- [Exercise aim] Faithfully return all lines, omitting every embedded picture.
____
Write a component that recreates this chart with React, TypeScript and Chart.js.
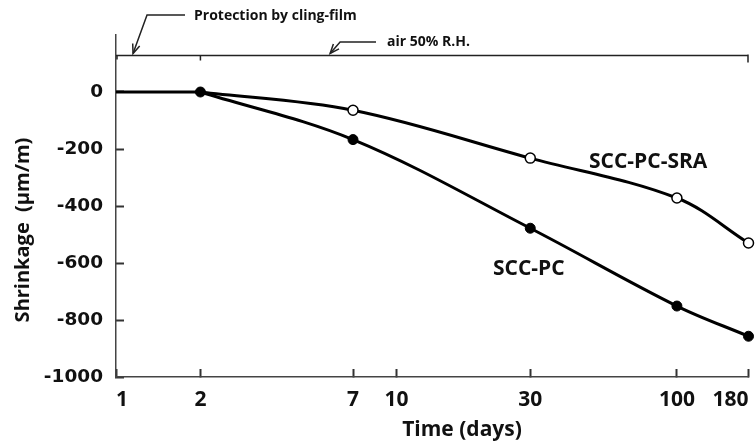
import React, { useEffect, useRef } from 'react';
import { Chart, registerables } from 'chart.js';

Chart.register(...registerables);

// ---- data ----
const DAYS = [2, 7, 30, 100, 180];
const SCC_PC = [0, -167, -478, -751, -857];
const SCC_PC_SRA = [0, -64, -232, -372, -530];
const PROTECTION_DAYS = [1, 2];
const PROTECTION_VALUES = [0, 0];
const X_TICKS = [1, 2, 7, 10, 30, 100, 180];
const Y_TICKS = [-1000, -800, -600, -400, -200, 0];

const FONT = '"Open Sans", "DejaVu Sans", sans-serif';
const WIDE_FONT = '"DejaVu Sans", "Open Sans", sans-serif';
const INK = '#111';

const annotationPlugin = {
  id: 'annotations',
  afterDraw(chart: any) {
    const { ctx, scales } = chart;
    const x = scales.x;
    const y = scales.y;
    ctx.save();
    ctx.strokeStyle = '#222';
    ctx.lineWidth = 1.5;
    const yT = y.getPixelForValue(128);
    const x1 = x.getPixelForValue(1);
    const x2 = x.getPixelForValue(2);
    const xe = x.getPixelForValue(180);
    ctx.beginPath();
    ctx.moveTo(x1, yT);
    ctx.lineTo(xe, yT);
    ctx.moveTo(x1 + 1, yT);
    ctx.lineTo(x1 + 1, yT + 4);
    ctx.moveTo(x2, yT);
    ctx.lineTo(x2, yT + 5);
    ctx.moveTo(xe - 0.5, yT - 1);
    ctx.lineTo(xe - 0.5, yT + 7);
    ctx.stroke();

    const arrow = (tx: number, ty: number, ex: number, ey: number, endX: number) => {
      ctx.beginPath();
      ctx.moveTo(endX, ey);
      ctx.lineTo(ex, ey);
      ctx.lineTo(tx, ty);
      ctx.stroke();
      const ang = Math.atan2(ty - ey, tx - ex);
      const L = 10;
      const spread = 0.38;
      ctx.beginPath();
      ctx.moveTo(tx - L * Math.cos(ang - spread), ty - L * Math.sin(ang - spread));
      ctx.lineTo(tx, ty);
      ctx.lineTo(tx - L * Math.cos(ang + spread), ty - L * Math.sin(ang + spread));
      ctx.stroke();
    };
    const tip1 = x.getPixelForValue(1.15);
    arrow(tip1, yT - 2, tip1 + 14, 15, 185);
    const tip2 = x.getPixelForValue(5.8);
    arrow(tip2, yT - 2, tip2 + 10, 42, 376);

    ctx.fillStyle = INK;
    ctx.textBaseline = 'middle';
    ctx.textAlign = 'left';
    ctx.font = `bold 14px ${FONT}`;
    ctx.fillText('Protection by cling-film', 194, 16);
    ctx.fillText('air 50% R.H.', 387, 42);

    ctx.font = `bold 21px ${FONT}`;
    ctx.fillText('SCC-PC-SRA', 589, 162);
    ctx.fillText('SCC-PC', 493, 269);

    ctx.textAlign = 'center';
    ctx.fillText('Time (days)', 462, 430);
    ctx.translate(23, 230);
    ctx.rotate(-Math.PI / 2);
    ctx.font = `bold 20px ${FONT}`;
    ctx.fillText('Shrinkage  (\u03BCm/m)', 0, 0);
    ctx.restore();
  },
};

export default function App() {
  const ref = useRef<HTMLCanvasElement | null>(null);

  useEffect(() => {
    if (!ref.current) return;
    const chart = new Chart(ref.current, {
      type: 'line',
      data: {
        datasets: [
          {
            label: 'SCC-PC',
            data: DAYS.map((d, i) => ({ x: d, y: SCC_PC[i] })),
            borderColor: '#000',
            borderWidth: 3,
            pointRadius: 5,
            pointBackgroundColor: '#000',
            pointBorderColor: '#000',
            pointBorderWidth: 1,
            tension: 0.35,
            clip: false,
          },
          {
            label: 'SCC-PC-SRA',
            data: DAYS.map((d, i) => ({ x: d, y: SCC_PC_SRA[i] })),
            borderColor: '#000',
            borderWidth: 3,
            pointRadius: DAYS.map((_, i) => (i === 0 ? 0 : 5)),
            pointBackgroundColor: '#fff',
            pointBorderColor: '#000',
            pointBorderWidth: 1.5,
            tension: 0.35,
            clip: false,
          },
          {
            label: 'protection',
            data: PROTECTION_DAYS.map((d, i) => ({ x: d, y: PROTECTION_VALUES[i] })),
            borderColor: '#000',
            borderWidth: 3,
            pointRadius: 0,
            clip: false,
          },
        ],
      },
      options: {
        responsive: false,
        animation: false,
        devicePixelRatio: 1,
        layout: { padding: { left: 0, top: 35, right: 6, bottom: 0 } },
        plugins: { legend: { display: false }, tooltip: { enabled: false } },
        scales: {
          x: {
            type: 'logarithmic',
            min: 1,
            max: 180,
            afterBuildTicks: (s: any) => {
              s.ticks = X_TICKS.map((v) => ({ value: v }));
            },
            afterFit: (s: any) => {
              s.height = 68;
              s.paddingLeft = 0;
              s.paddingRight = 0;
            },
            ticks: {
              autoSkip: false,
              maxRotation: 0,
              align: 'inner',
              padding: 18,
              color: INK,
              font: { family: FONT, size: 21, weight: 'bold' },
              callback: (v: any) => String(v),
            },
            grid: {
              drawOnChartArea: false,
              drawTicks: true,
              tickLength: -8,
              tickWidth: 2,
              tickColor: '#333',
            },
            border: { display: true, color: '#444', width: 1.5 },
            title: { display: false },
          },
          y: {
            type: 'linear',
            min: -1000,
            max: 200,
            afterBuildTicks: (s: any) => {
              s.ticks = Y_TICKS.map((v) => ({ value: v }));
            },
            afterFit: (s: any) => {
              s.width = 116;
            },
            ticks: {
              padding: 21,
              color: INK,
              font: { family: WIDE_FONT, size: 18.5, weight: 'bold' },
              callback: (v: any) => String(v),
            },
            grid: {
              drawOnChartArea: false,
              drawTicks: true,
              tickLength: -8,
              tickWidth: 2,
              tickColor: '#333',
            },
            border: { display: true, color: '#444', width: 1.5 },
            title: { display: false },
          },
        },
      } as any,
      plugins: [annotationPlugin],
    });
    return () => chart.destroy();
  }, []);

  return (
    <div style={{ position: 'fixed', left: 0, top: 0, width: 755, height: 445, background: '#fff' }}>
      <canvas ref={ref} width={755} height={445} style={{ display: 'block' }} />
    </div>
  );
}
____
- [Written solution]
Write a component that recreates this chart with React, TypeScript and Chart.js.
import React, { useEffect, useRef } from 'react';
import { Chart, registerables } from 'chart.js';

Chart.register(...registerables);

// ---- data ----
const DAYS = [2, 7, 30, 100, 180];
const SCC_PC = [0, -167, -478, -751, -857];
const SCC_PC_SRA = [0, -64, -232, -372, -530];
const PROTECTION_DAYS = [1, 2];
const PROTECTION_VALUES = [0, 0];
const X_TICKS = [1, 2, 7, 10, 30, 100, 180];
const Y_TICKS = [-1000, -800, -600, -400, -200, 0];

const FONT = '"Open Sans", "DejaVu Sans", sans-serif';
const WIDE_FONT = '"DejaVu Sans", "Open Sans", sans-serif';
const INK = '#111';

const annotationPlugin = {
  id: 'annotations',
  afterDraw(chart: any) {
    const { ctx, scales } = chart;
    const x = scales.x;
    const y = scales.y;
    ctx.save();
    ctx.strokeStyle = '#222';
    ctx.lineWidth = 1.5;
    const yT = y.getPixelForValue(128);
    const x1 = x.getPixelForValue(1);
    const x2 = x.getPixelForValue(2);
    const xe = x.getPixelForValue(180);
    ctx.beginPath();
    ctx.moveTo(x1, yT);
    ctx.lineTo(xe, yT);
    ctx.moveTo(x1 + 1, yT);
    ctx.lineTo(x1 + 1, yT + 4);
    ctx.moveTo(x2, yT);
    ctx.lineTo(x2, yT + 5);
    ctx.moveTo(xe - 0.5, yT - 1);
    ctx.lineTo(xe - 0.5, yT + 7);
    ctx.stroke();

    const arrow = (tx: number, ty: number, ex: number, ey: number, endX: number) => {
      ctx.beginPath();
      ctx.moveTo(endX, ey);
      ctx.lineTo(ex, ey);
      ctx.lineTo(tx, ty);
      ctx.stroke();
      const ang = Math.atan2(ty - ey, tx - ex);
      const L = 10;
      const spread = 0.38;
      ctx.beginPath();
      ctx.moveTo(tx - L * Math.cos(ang - spread), ty - L * Math.sin(ang - spread));
      ctx.lineTo(tx, ty);
      ctx.lineTo(tx - L * Math.cos(ang + spread), ty - L * Math.sin(ang + spread));
      ctx.stroke();
    };
    const tip1 = x.getPixelForValue(1.15);
    arrow(tip1, yT - 2, tip1 + 14, 15, 185);
    const tip2 = x.getPixelForValue(5.8);
    arrow(tip2, yT - 2, tip2 + 10, 42, 376);

    ctx.fillStyle = INK;
    ctx.textBaseline = 'middle';
    ctx.textAlign = 'left';
    ctx.font = `bold 14px ${FONT}`;
    ctx.fillText('Protection by cling-film', 194, 16);
    ctx.fillText('air 50% R.H.', 387, 42);

    ctx.font = `bold 21px ${FONT}`;
    ctx.fillText('SCC-PC-SRA', 589, 162);
    ctx.fillText('SCC-PC', 493, 269);

    ctx.textAlign = 'center';
    ctx.fillText('Time (days)', 462, 430);
    ctx.translate(23, 230);
    ctx.rotate(-Math.PI / 2);
    ctx.font = `bold 20px ${FONT}`;
    ctx.fillText('Shrinkage  (\u03BCm/m)', 0, 0);
    ctx.restore();
  },
};

export default function App() {
  const ref = useRef<HTMLCanvasElement | null>(null);

  useEffect(() => {
    if (!ref.current) return;
    const chart = new Chart(ref.current, {
      type: 'line',
      data: {
        datasets: [
          {
            label: 'SCC-PC',
            data: DAYS.map((d, i) => ({ x: d, y: SCC_PC[i] })),
            borderColor: '#000',
            borderWidth: 3,
            pointRadius: 5,
            pointBackgroundColor: '#000',
            pointBorderColor: '#000',
            pointBorderWidth: 1,
            tension: 0.35,
            clip: false,
          },
          {
            label: 'SCC-PC-SRA',
            data: DAYS.map((d, i) => ({ x: d, y: SCC_PC_SRA[i] })),
            borderColor: '#000',
            borderWidth: 3,
            pointRadius: DAYS.map((_, i) => (i === 0 ? 0 : 5)),
            pointBackgroundColor: '#fff',
            pointBorderColor: '#000',
            pointBorderWidth: 1.5,
            tension: 0.35,
            clip: false,
          },
          {
            label: 'protection',
            data: PROTECTION_DAYS.map((d, i) => ({ x: d, y: PROTECTION_VALUES[i] })),
            borderColor: '#000',
            borderWidth: 3,
            pointRadius: 0,
            clip: false,
          },
        ],
      },
      options: {
        responsive: false,
        animation: false,
        devicePixelRatio: 1,
        layout: { padding: { left: 0, top: 35, right: 6, bottom: 0 } },
        plugins: { legend: { display: false }, tooltip: { enabled: false } },
        scales: {
          x: {
            type: 'logarithmic',
            min: 1,
            max: 180,
            afterBuildTicks: (s: any) => {
              s.ticks = X_TICKS.map((v) => ({ value: v }));
            },
            afterFit: (s: any) => {
              s.height = 68;
              s.paddingLeft = 0;
              s.paddingRight = 0;
            },
            ticks: {
              autoSkip: false,
              maxRotation: 0,
              align: 'inner',
              padding: 18,
              color: INK,
              font: { family: FONT, size: 21, weight: 'bold' },
              callback: (v: any) => String(v),
            },
            grid: {
              drawOnChartArea: false,
              drawTicks: true,
              tickLength: -8,
              tickWidth: 2,
              tickColor: '#333',
            },
            border: { display: true, color: '#444', width: 1.5 },
            title: { display: false },
          },
          y: {
            type: 'linear',
            min: -1000,
            max: 200,
            afterBuildTicks: (s: any) => {
              s.ticks = Y_TICKS.map((v) => ({ value: v }));
            },
            afterFit: (s: any) => {
              s.width = 116;
            },
            ticks: {
              padding: 21,
              color: INK,
              font: { family: WIDE_FONT, size: 18.5, weight: 'bold' },
              callback: (v: any) => String(v),
            },
            grid: {
              drawOnChartArea: false,
              drawTicks: true,
              tickLength: -8,
              tickWidth: 2,
              tickColor: '#333',
            },
            border: { display: true, color: '#444', width: 1.5 },
            title: { display: false },
          },
        },
      } as any,
      plugins: [annotationPlugin],
    });
    return () => chart.destroy();
  }, []);

  return (
    <div style={{ position: 'fixed', left: 0, top: 0, width: 755, height: 445, background: '#fff' }}>
      <canvas ref={ref} width={755} height={445} style={{ display: 'block' }} />
    </div>
  );
}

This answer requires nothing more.